On my way to his house, I had walked past the police station , which still has a phone on the outside wall for anyone who might go there to summon assistance, I had wondered about whether the building was still used and asked him. “It is,” he told me, “but by back room staff of some sort who have an office there. There are no patrol cars based there – not that we really need them, what would they do?”
He was right. He leaves his mobility scooter parked near his front door at night time, the charger cable being pushed in through the letter box and plugged into an electric socket – it is never touched. Incidences of crime in the local community are minimal. Medieval churches lie open all day without vandalism, electric gates and burglar alarms are rare sights in these parts. I remembered Bill Bryson writing about similar places in his book Notes from a Big Country. He described life in New Hampshire in the late 1990s:
That people leave their cars unlocked and the windows open tells you something more about the town, of course. The fact is, there is no crime here. People will casually leave a $500 bicycle propped against a tree and go off to do their shopping. If someone did steal it, I am almost certain the victim would run after the thief shouting: “Could you please return it to 32 Wilson Avenue when you’ve finished? And watch out for the third gear – it sticks.”
No one locks anything. I remember being astounded by this on my first visit, when an estate agent took me out to look at houses (and there’s another thing – estate agents in America know how to stand up and move around) and she kept leaving her car unlocked, even when we went into a restaurant for lunch and even though there was a portable phone on the seat and some shopping in the back.
At one of the houses she discovered she had brought the wrong key. “Back door’ll be unlocked,” she announced confidently, and it was. I subsequently realised that there was nothing unusual in this. We know people who go away on holiday without locking their doors, don’t know where their house key is, aren’t even sure whether they still have one.
Now you might reasonably wonder why, then, this is not a thief’s paradise. There are two reasons, I believe. First, there is no market for stolen goods here. If you sidled up to anyone in New Hampshire and said, “Wanna buy a car stereo?”, the person would look at you as if you were off your head and say, “No, I already have a car stereo.” Then they would report you to the police and – here is the second thing – the police would come and shoot you.

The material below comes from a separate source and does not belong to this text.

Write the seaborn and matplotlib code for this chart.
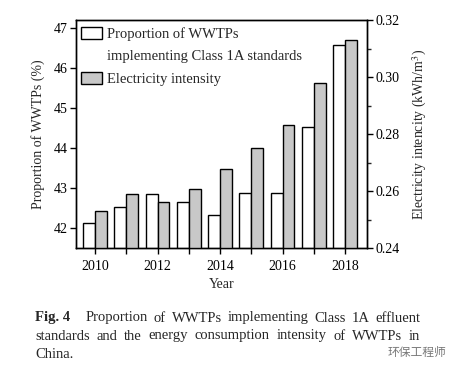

But, of course, the police don’t shoot people here because they don’t need to, because there is no crime. It is a rare and heart-warming example of a virtuous circle. We have grown used to this now, but when we were still new in town and I expressed wonder about it all to a woman who grew up in New York City but has lived here for 20 years, she laid a hand on my arm and said, as if imparting a great secret: “Honey, you’re not in the real world any longer. You’re in New Hampshire.”
Somerton is even better than New Hampshire. There is no need for policemen, certainly not for the sort who would shoot you.